The Misconceptions of Healthy Food
There are so many misconceptions about food. Increasingly the health lobby is getting more publicity about how potentially harmful some popular foods can be. Breakfast cereals and muesli with fruit juice is not the healthy way to start the day. There is too much sugar when the daily intake of an adult shouldn’t be more than a few teaspoonfuls. There was a recent article in the Daily Telegraph that has highlighted where many people have been going wrong. Consumers buying what they think are better options because of their description as ‘low fat’ are actually buying products stacked with sugar, far more than the full fat alternatives.
Small print
No one wants to spend time reading the small print on labels to see the ingredients of every product before they buy. It looks as though they should if they are buying packets and cans because the food industry appears to be reluctant to change its ways.
There is self regulation in the food industry but many people concerned with health and nutrition feel that more needs to be done to ensure that unnecessary levels of sugar, salt and fat are not added to food because of the flavour they can provide. “Government should regulate”, they demand.
Sugar limits
The World Health Organisation (WHO) advises a maximum of six teaspoons of sugar per day. Single portions of several supermarket products have two, even three, teaspoons of sugar in something that would only make up a fraction of a normal person’s daily food intake.
There is plenty of advice on eating fresh food, fruit and vegetables straight from the counter rather than from packets and cans. That certainly makes sense. It also makes sense to look at meat; lean red meat and white meat is fine and there are few limits to the meals that they can provide as long as they are not fried. Even a burger is alright as long as the mince is lean and from a source that has built a reputation for quality, someone like protein foods direct that know exactly the origin of all its meat.
The benefits
Herbs and spices can add plenty of flavour naturally as opposed to the addition of sugar, salt or fat which the food industries seem to prefer.

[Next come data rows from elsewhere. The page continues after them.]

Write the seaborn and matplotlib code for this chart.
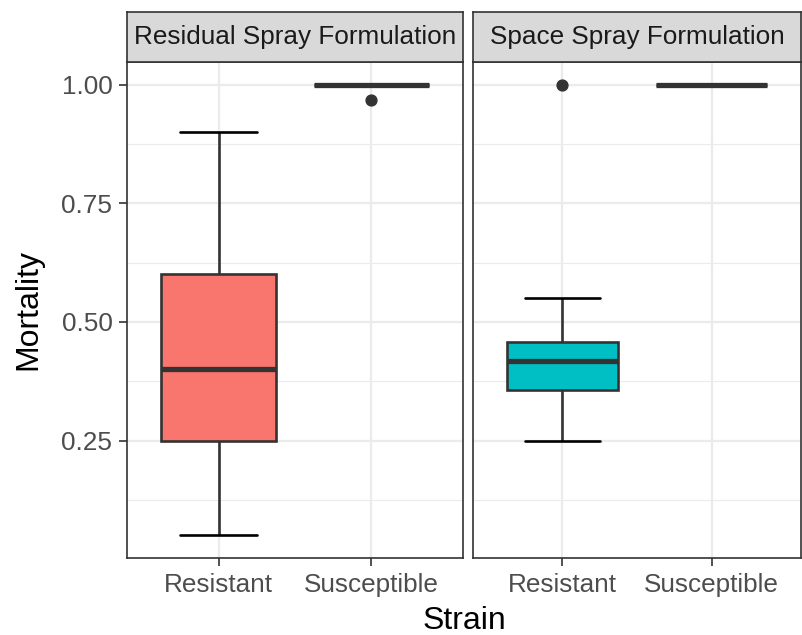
import numpy as np
import pandas as pd
import matplotlib
matplotlib.use("Agg")
import matplotlib.pyplot as plt
import seaborn as sns

# ---- data ----
formulations = ["Residual Spray Formulation", "Space Spray Formulation"]
strains = ["Resistant", "Susceptible"]
residual_resistant = [0.05, 0.25, 0.40, 0.60, 0.90]
residual_susceptible = [0.967, 1.0, 1.0, 1.0, 1.0]
space_resistant = [0.25, 0.30, 0.357, 0.40, 0.417, 0.44, 0.458, 0.55, 1.0]
space_susceptible = [1.0, 1.0, 1.0, 1.0, 1.0]
fill_colors = ["#F8766D", "#00BFC4"]
y_ticks = [0.25, 0.50, 0.75, 1.00]
y_tick_labels = ["0.25", "0.50", "0.75", "1.00"]
y_minor = [0.125, 0.375, 0.625, 0.875]

rows = []
for form, strain, vals in [
    (formulations[0], strains[0], residual_resistant),
    (formulations[0], strains[1], residual_susceptible),
    (formulations[1], strains[0], space_resistant),
    (formulations[1], strains[1], space_susceptible),
]:
    for v in vals:
        rows.append({"Formulation": form, "Strain": strain, "Mortality": v})
df = pd.DataFrame(rows)

sns.set_theme(style="white")
plt.rcParams["font.family"] = ["Liberation Sans", "DejaVu Sans"]

W, H = 802, 635
fig = plt.figure(figsize=(W / 100, H / 100), dpi=100)

def frac(x0, x1, ytop, ybot):
    return [x0 / W, 1 - ybot / H, (x1 - x0) / W, (ybot - ytop) / H]

panels = [(127, 463), (473, 801)]
ptop, pbot, stop = 62, 558, 12
dark = "#333333"
ymin, ymax = 0.0025, 1.0475

for i, (form, (x0, x1)) in enumerate(zip(formulations, panels)):
    ax = fig.add_axes(frac(x0, x1, ptop, pbot))
    sub = df[df["Formulation"] == form]
    sns.boxplot(
        data=sub, x="Strain", y="Mortality", order=strains, color=fill_colors[i],
        saturation=1, width=0.75, linecolor=dark, linewidth=1.9, whis=1.5,
        flierprops=dict(marker="o", markerfacecolor=dark, markeredgecolor=dark,
                        markersize=7.8),
        medianprops=dict(linewidth=3.8, color=dark, solid_capstyle="butt"),
        capprops=dict(color="black", linewidth=1.9),
        ax=ax,
    )
    for cont in ax.containers:
        caps = getattr(cont, "caps", None)
        if caps is None:
            continue
        for cap in caps:
            xd = np.asarray(cap.get_xdata(), dtype=float)
            c = xd.mean()
            cap.set_xdata([c - 0.25, c + 0.25])
    ax.set_xlim(-0.6, 1.6)
    ax.set_ylim(ymin, ymax)
    ax.set_yticks(y_ticks)
    ax.set_yticks(y_minor, minor=True)
    ax.set_axisbelow(True)
    ax.grid(True, which="major", color="#EBEBEB", linewidth=1.6)
    ax.grid(True, which="minor", axis="y", color="#EBEBEB", linewidth=0.8)
    ax.set_xlabel("")
    ax.set_ylabel("")
    ax.tick_params(axis="both", which="major", length=5.5, width=1.2, color=dark,
                   labelcolor="#4D4D4D", labelsize=18.8, pad=5,
                   bottom=True, left=True)
    ax.tick_params(axis="y", which="minor", length=0)
    if i == 0:
        ax.set_yticklabels(y_tick_labels)
    else:
        ax.tick_params(axis="y", which="major", left=False, labelleft=False)
    for s in ax.spines.values():
        s.set_color(dark)
        s.set_linewidth(1.2)
        s.set_visible(True)
    # strip
    sax = fig.add_axes(frac(x0, x1, stop, ptop))
    sax.set_facecolor("#D9D9D9")
    sax.set_xticks([])
    sax.set_yticks([])
    for s in sax.spines.values():
        s.set_color(dark)
        s.set_linewidth(1.2)
        s.set_visible(True)
    sax.text(0.5, 0.5, form, ha="center", va="center", fontsize=18.8,
             color="#1A1A1A", transform=sax.transAxes)

fig.text(464 / W, 1 - 621 / H, "Strain", ha="center", va="center",
         fontsize=23, color="black")
fig.text(28 / W, 1 - 310 / H, "Mortality", ha="center", va="center",
         fontsize=23, color="black", rotation=90)

fig.savefig("out.png", dpi=100, facecolor="white")
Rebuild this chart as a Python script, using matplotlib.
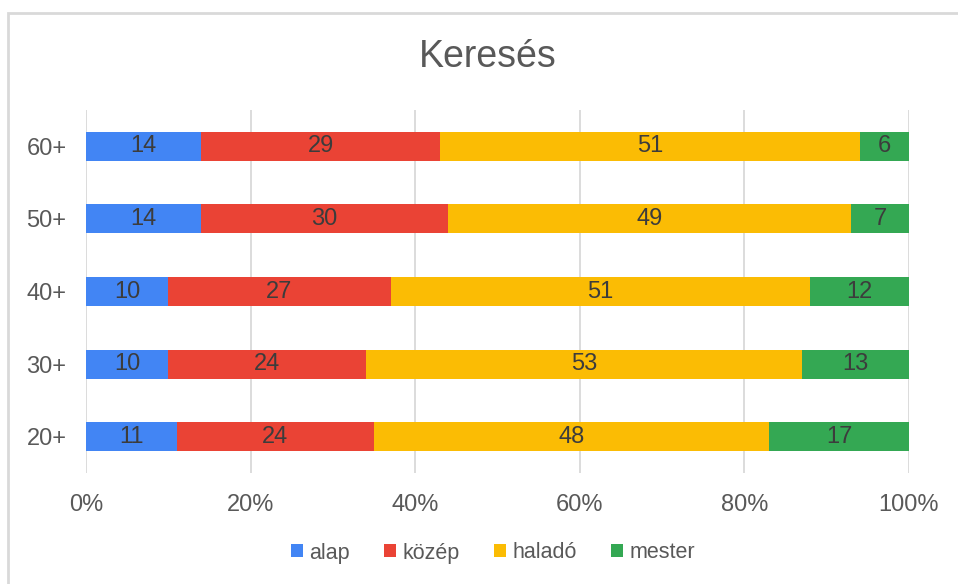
import numpy as np
import matplotlib.pyplot as plt
from matplotlib.patches import Patch, Rectangle

plt.rcParams['font.family'] = ['Liberation Sans', 'DejaVu Sans']

# Data
groups = ['20+', '30+', '40+', '50+', '60+']
levels = ['alap', 'közép', 'haladó', 'mester']
alap = [11, 10, 10, 14, 14]
kozep = [24, 24, 27, 30, 29]
halado = [48, 53, 51, 49, 51]
mester = [17, 13, 12, 7, 6]
colors = ['#4285F4', '#EA4335', '#FBBC04', '#34A853']

series = [alap, kozep, halado, mester]
totals = np.sum(series, axis=0)

fig = plt.figure(figsize=(9.58, 5.84), dpi=100)
ax = fig.add_axes([86 / 958, 1 - 473 / 584, (909 - 86) / 958, (473 - 110) / 584])

# outer chart border
fig.patches.append(Rectangle((8 / 958, -0.1), 1.2, 1 - 13 / 584 + 0.1,
                             transform=fig.transFigure, fill=False,
                             edgecolor='#d9d9d9', linewidth=2))

y = np.arange(len(groups))
left = np.zeros(len(groups))
for vals, col, name in zip(series, colors, levels):
    share = np.array(vals) / totals
    bars = ax.barh(y, share, left=left, height=0.4, color=col, label=name)
    ax.bar_label(bars, labels=[str(v) for v in vals], label_type='center',
                 fontsize=17, color='#3c3c3c')
    left += share

ax.set_xlim(0, 1)
ax.set_ylim(-0.5, len(groups) - 0.5)
ax.set_xticks(np.linspace(0, 1, 6))
ax.set_xticklabels(['0%', '20%', '40%', '60%', '80%', '100%'])
ax.set_yticks(y)
ax.set_yticklabels(groups)
ax.tick_params(axis='both', length=0, labelsize=17, labelcolor='#595959')
ax.tick_params(axis='x', pad=15)
ax.tick_params(axis='y', pad=14)
ax.grid(axis='x', color='#d9d9d9', linewidth=1.3)
ax.set_axisbelow(True)
for s in ax.spines.values():
    s.set_visible(False)

fig.text(488 / 958, 1 - 57 / 584, 'Keresés', ha='center', va='center',
         fontsize=27, color='#595959')

handles = [Patch(facecolor=c, label=l) for c, l in zip(colors, levels)]
fig.legend(handles=handles, loc='center', bbox_to_anchor=(493 / 958, 1 - 553 / 584),
           ncol=4, frameon=False, fontsize=15.5, handlelength=0.55, handleheight=0.55,
           handletextpad=0.3, columnspacing=1.6, labelcolor='#595959')

fig.savefig('out.png', dpi=100)
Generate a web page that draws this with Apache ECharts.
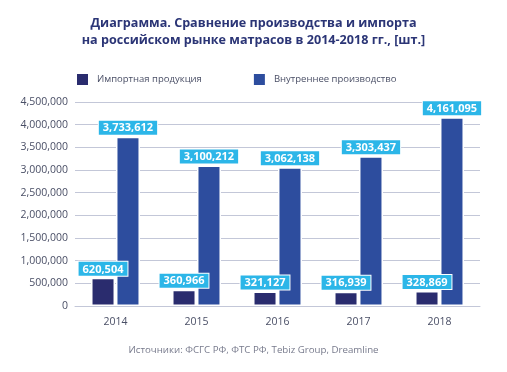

There are so many health benefits in ignoring processed foods high in sugar. They range from helping prevent tooth decay to combating diabetes and potential heart problems through obesity. If the food industry was required to avoid misleading descriptions it would help. Terms such as ‘low fat’, ‘reduced calorie’ and ‘sugar fee’ are clearly not telling the whole story in identifying what is healthy and what is not and without changes – the problems are likely to continue.